## Written exercise:
Exclude the pictures and reproduce the remaining data exactly as written.

────────────────────

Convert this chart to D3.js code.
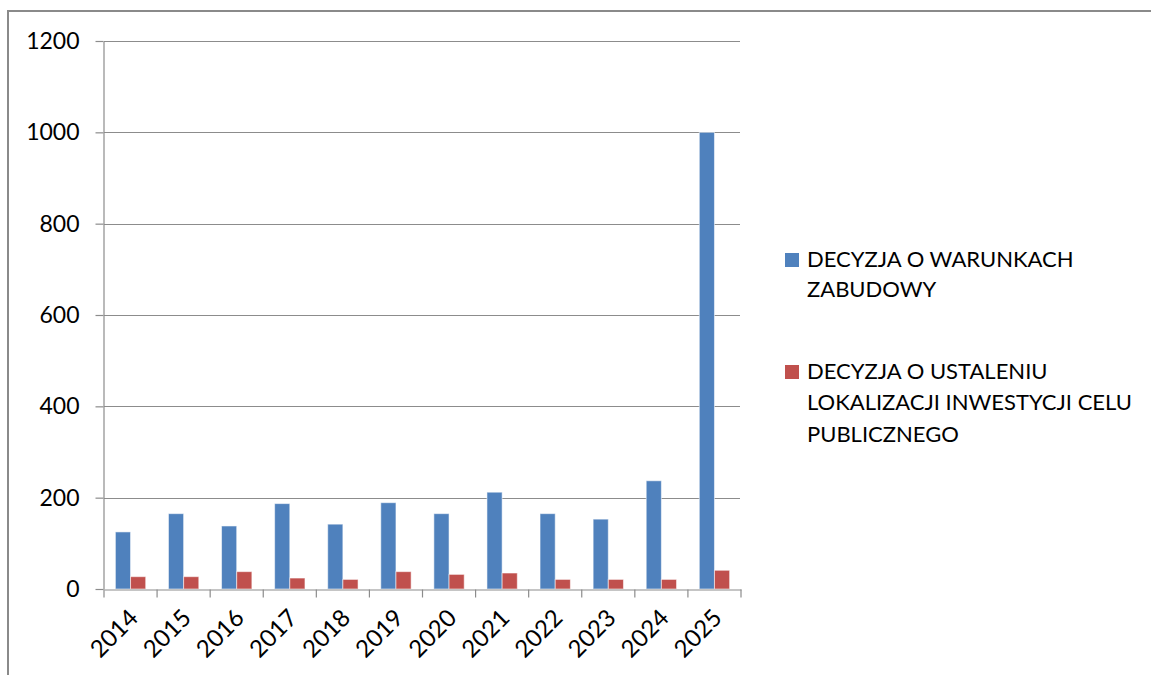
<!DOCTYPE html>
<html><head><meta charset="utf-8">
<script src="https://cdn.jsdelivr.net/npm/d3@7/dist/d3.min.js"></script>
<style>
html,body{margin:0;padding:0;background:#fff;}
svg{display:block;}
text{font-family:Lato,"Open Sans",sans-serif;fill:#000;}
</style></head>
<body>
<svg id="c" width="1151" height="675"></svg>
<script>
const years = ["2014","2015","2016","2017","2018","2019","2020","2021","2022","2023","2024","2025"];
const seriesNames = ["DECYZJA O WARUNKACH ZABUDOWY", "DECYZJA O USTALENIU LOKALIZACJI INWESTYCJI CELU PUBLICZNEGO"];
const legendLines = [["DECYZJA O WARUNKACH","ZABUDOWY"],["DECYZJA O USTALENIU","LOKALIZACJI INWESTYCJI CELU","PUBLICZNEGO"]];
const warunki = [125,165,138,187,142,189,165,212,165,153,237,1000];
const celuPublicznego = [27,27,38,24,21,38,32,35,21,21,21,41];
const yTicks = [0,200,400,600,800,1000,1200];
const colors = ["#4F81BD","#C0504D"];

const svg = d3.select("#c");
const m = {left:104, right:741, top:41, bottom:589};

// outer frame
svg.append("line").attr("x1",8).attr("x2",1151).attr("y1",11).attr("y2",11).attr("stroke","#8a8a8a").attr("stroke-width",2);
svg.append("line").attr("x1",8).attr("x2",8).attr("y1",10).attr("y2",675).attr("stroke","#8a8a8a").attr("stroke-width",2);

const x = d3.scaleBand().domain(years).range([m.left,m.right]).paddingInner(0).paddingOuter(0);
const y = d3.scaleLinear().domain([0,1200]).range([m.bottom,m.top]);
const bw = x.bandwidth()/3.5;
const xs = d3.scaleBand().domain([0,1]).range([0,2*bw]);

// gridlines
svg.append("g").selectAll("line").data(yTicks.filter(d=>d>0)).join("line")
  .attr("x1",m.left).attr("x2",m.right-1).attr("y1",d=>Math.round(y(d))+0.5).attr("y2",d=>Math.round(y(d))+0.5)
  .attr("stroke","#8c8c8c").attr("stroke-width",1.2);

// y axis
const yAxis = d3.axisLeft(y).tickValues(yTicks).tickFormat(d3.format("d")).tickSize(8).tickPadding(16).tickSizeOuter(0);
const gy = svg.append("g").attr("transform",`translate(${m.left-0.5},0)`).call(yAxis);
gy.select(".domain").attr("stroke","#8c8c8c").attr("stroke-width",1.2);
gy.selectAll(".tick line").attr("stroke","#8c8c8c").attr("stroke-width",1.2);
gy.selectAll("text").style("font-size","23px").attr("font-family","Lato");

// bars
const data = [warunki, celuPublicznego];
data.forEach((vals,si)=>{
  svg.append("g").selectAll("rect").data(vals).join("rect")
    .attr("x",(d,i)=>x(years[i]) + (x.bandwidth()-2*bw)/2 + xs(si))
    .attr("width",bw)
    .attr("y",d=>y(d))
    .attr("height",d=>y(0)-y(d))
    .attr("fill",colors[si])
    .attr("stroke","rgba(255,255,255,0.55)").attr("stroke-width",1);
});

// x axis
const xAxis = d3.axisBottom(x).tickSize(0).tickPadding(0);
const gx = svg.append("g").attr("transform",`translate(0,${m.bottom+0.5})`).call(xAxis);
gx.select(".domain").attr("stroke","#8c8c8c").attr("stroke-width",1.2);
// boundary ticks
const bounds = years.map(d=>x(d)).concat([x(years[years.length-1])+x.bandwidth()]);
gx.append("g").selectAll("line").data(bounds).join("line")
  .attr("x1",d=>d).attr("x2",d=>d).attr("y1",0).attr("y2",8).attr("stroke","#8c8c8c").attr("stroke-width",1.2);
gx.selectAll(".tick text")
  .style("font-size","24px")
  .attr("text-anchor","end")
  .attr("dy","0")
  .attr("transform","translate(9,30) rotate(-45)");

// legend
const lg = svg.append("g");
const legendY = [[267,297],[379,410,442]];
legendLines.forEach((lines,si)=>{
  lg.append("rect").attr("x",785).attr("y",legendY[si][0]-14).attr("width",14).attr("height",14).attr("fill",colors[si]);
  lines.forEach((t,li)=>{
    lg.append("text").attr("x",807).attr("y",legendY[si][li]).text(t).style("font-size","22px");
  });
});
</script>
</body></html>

────────────────────

## Response:
Convert this chart to D3.js code.
<!DOCTYPE html>
<html><head><meta charset="utf-8">
<script src="https://cdn.jsdelivr.net/npm/d3@7/dist/d3.min.js"></script>
<style>
html,body{margin:0;padding:0;background:#fff;}
svg{display:block;}
text{font-family:Lato,"Open Sans",sans-serif;fill:#000;}
</style></head>
<body>
<svg id="c" width="1151" height="675"></svg>
<script>
const years = ["2014","2015","2016","2017","2018","2019","2020","2021","2022","2023","2024","2025"];
const seriesNames = ["DECYZJA O WARUNKACH ZABUDOWY", "DECYZJA O USTALENIU LOKALIZACJI INWESTYCJI CELU PUBLICZNEGO"];
const legendLines = [["DECYZJA O WARUNKACH","ZABUDOWY"],["DECYZJA O USTALENIU","LOKALIZACJI INWESTYCJI CELU","PUBLICZNEGO"]];
const warunki = [125,165,138,187,142,189,165,212,165,153,237,1000];
const celuPublicznego = [27,27,38,24,21,38,32,35,21,21,21,41];
const yTicks = [0,200,400,600,800,1000,1200];
const colors = ["#4F81BD","#C0504D"];

const svg = d3.select("#c");
const m = {left:104, right:741, top:41, bottom:589};

// outer frame
svg.append("line").attr("x1",8).attr("x2",1151).attr("y1",11).attr("y2",11).attr("stroke","#8a8a8a").attr("stroke-width",2);
svg.append("line").attr("x1",8).attr("x2",8).attr("y1",10).attr("y2",675).attr("stroke","#8a8a8a").attr("stroke-width",2);

const x = d3.scaleBand().domain(years).range([m.left,m.right]).paddingInner(0).paddingOuter(0);
const y = d3.scaleLinear().domain([0,1200]).range([m.bottom,m.top]);
const bw = x.bandwidth()/3.5;
const xs = d3.scaleBand().domain([0,1]).range([0,2*bw]);

// gridlines
svg.append("g").selectAll("line").data(yTicks.filter(d=>d>0)).join("line")
  .attr("x1",m.left).attr("x2",m.right-1).attr("y1",d=>Math.round(y(d))+0.5).attr("y2",d=>Math.round(y(d))+0.5)
  .attr("stroke","#8c8c8c").attr("stroke-width",1.2);

// y axis
const yAxis = d3.axisLeft(y).tickValues(yTicks).tickFormat(d3.format("d")).tickSize(8).tickPadding(16).tickSizeOuter(0);
const gy = svg.append("g").attr("transform",`translate(${m.left-0.5},0)`).call(yAxis);
gy.select(".domain").attr("stroke","#8c8c8c").attr("stroke-width",1.2);
gy.selectAll(".tick line").attr("stroke","#8c8c8c").attr("stroke-width",1.2);
gy.selectAll("text").style("font-size","23px").attr("font-family","Lato");

// bars
const data = [warunki, celuPublicznego];
data.forEach((vals,si)=>{
  svg.append("g").selectAll("rect").data(vals).join("rect")
    .attr("x",(d,i)=>x(years[i]) + (x.bandwidth()-2*bw)/2 + xs(si))
    .attr("width",bw)
    .attr("y",d=>y(d))
    .attr("height",d=>y(0)-y(d))
    .attr("fill",colors[si])
    .attr("stroke","rgba(255,255,255,0.55)").attr("stroke-width",1);
});

// x axis
const xAxis = d3.axisBottom(x).tickSize(0).tickPadding(0);
const gx = svg.append("g").attr("transform",`translate(0,${m.bottom+0.5})`).call(xAxis);
gx.select(".domain").attr("stroke","#8c8c8c").attr("stroke-width",1.2);
// boundary ticks
const bounds = years.map(d=>x(d)).concat([x(years[years.length-1])+x.bandwidth()]);
gx.append("g").selectAll("line").data(bounds).join("line")
  .attr("x1",d=>d).attr("x2",d=>d).attr("y1",0).attr("y2",8).attr("stroke","#8c8c8c").attr("stroke-width",1.2);
gx.selectAll(".tick text")
  .style("font-size","24px")
  .attr("text-anchor","end")
  .attr("dy","0")
  .attr("transform","translate(9,30) rotate(-45)");

// legend
const lg = svg.append("g");
const legendY = [[267,297],[379,410,442]];
legendLines.forEach((lines,si)=>{
  lg.append("rect").attr("x",785).attr("y",legendY[si][0]-14).attr("width",14).attr("height",14).attr("fill",colors[si]);
  lines.forEach((t,li)=>{
    lg.append("text").attr("x",807).attr("y",legendY[si][li]).text(t).style("font-size","22px");
  });
});
</script>
</body></html>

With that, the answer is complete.